When James Comey’s memoir, A Higher Loyalty, came out, I was actively opposed to thinking about it—far too painful. But then, sometime this spring, I was listening to a podcast (probably TrumpCast) interviewing Comey and I missed my subway stop: That never happens.
He was so interesting, so soothing, so smart and confident, that I couldn’t stop listening. I still blame him for playing a role in Clinton’s defeat in 2016, but he was compelling enough (and had a very pleasant voice) that I decided to listen to his memoir on audiobook.
Comey’s personal story is incredibly moving and hearing him read his well-written memoir in his own voice was worth the time. I had several good runs this spring listening to him talk about leadership, about the stress and strain of being in a 24-7 job, about the assistant who knew to alternate his daily sandwich between turkey and tuna. I loved and still wince at the powerful metaphor he offers for trust as a reservoir. A pool of water that it takes for ever to fill and only a moment to poison, spoil, or drain. Indeed.
A commentator guessed that he must have been intending to write a book on leadership for some time and I share the sense that this must be right. Each chapter begins with a moving epigraph from Comey-favorite Reinhold Niebuhr and others on the topic. I often wished, mid-run, that I could stop and think through the significance of this or that idea from one of these epigraphs.
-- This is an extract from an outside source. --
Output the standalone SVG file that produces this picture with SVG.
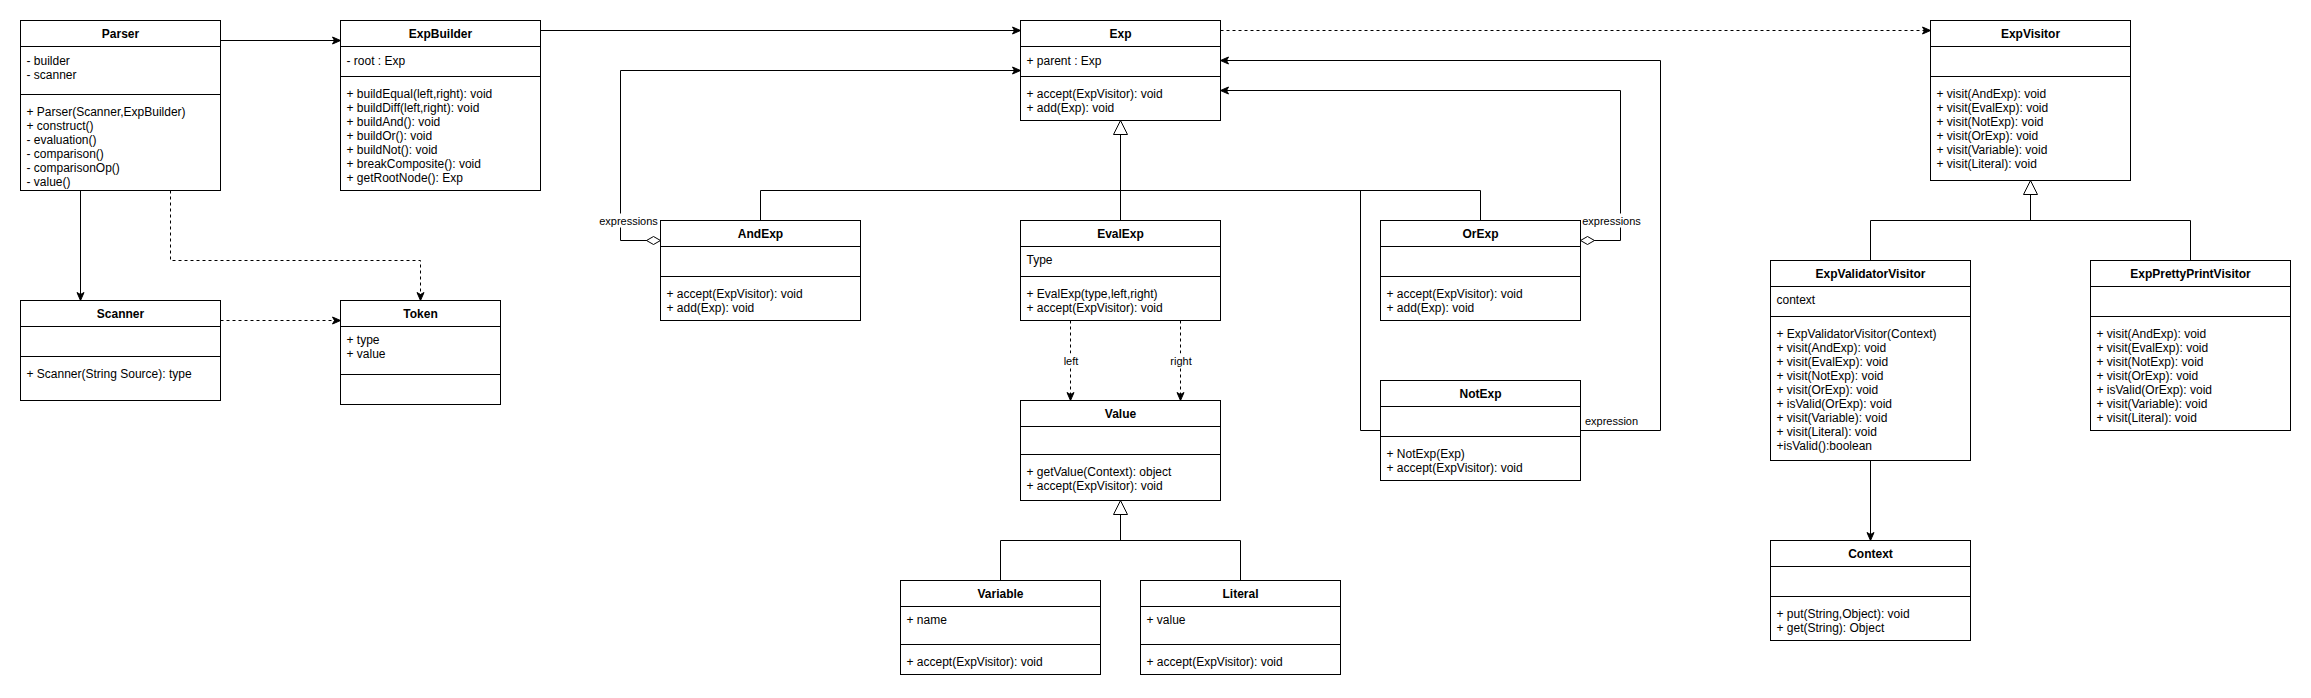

Still, while I wasn’t exactly hate-listening, and while I came to like him a lot as a person, and while it became clear to me that, were he part of my life, I would probably like and admire him a lot, what was the problem?
What was the problem?
For me, it all came down to the way that he praised his wife, Patrice. Don’t get me wrong: she sounds like a wonderful person. He writes tenderly and movingly about how she coped when their infant died, how she understood how to break the terrible news to each of their young children—who was too young to see the dead child and who needed to say goodbye. He writes with compassion, too, about how supportive she has been about the several moves that his career has brought upon their family.
But when men praise their wives again and again for support and then, in the same volume single out women (Martha Stewart, Hillary Clinton) as having crossed a line, having gone too far, the ugly, deep-seated force of patriarchy is rearing its head.
(In parenthesis, let me add: I know, Martha Stewart’s insider trading was absolutely illegal and her response to it was wrong, stupid, and inadequate. As for Hillary Clinton’s emails, given what we have learned since 2016 about the terrible email and texting habits of powerful people of her generation and mine regarding electronic communication, I don’t even see her misdeeds as rising to the level of notice, to be honest.)
My point is this: as you look at men in power, look at how they treat women. Look at how they treat the women whom they like, whom they love, whom they purport to respect, whom they admire. And then, look at the women they attempt to bring down. The men of the current administration are acting to restore patriarchal power. This effort succeeds because good men—and I do think James Comey is, on the balance a good man—still see women as primarily supporting figures to men. Until that changes, we will have to keep fighting.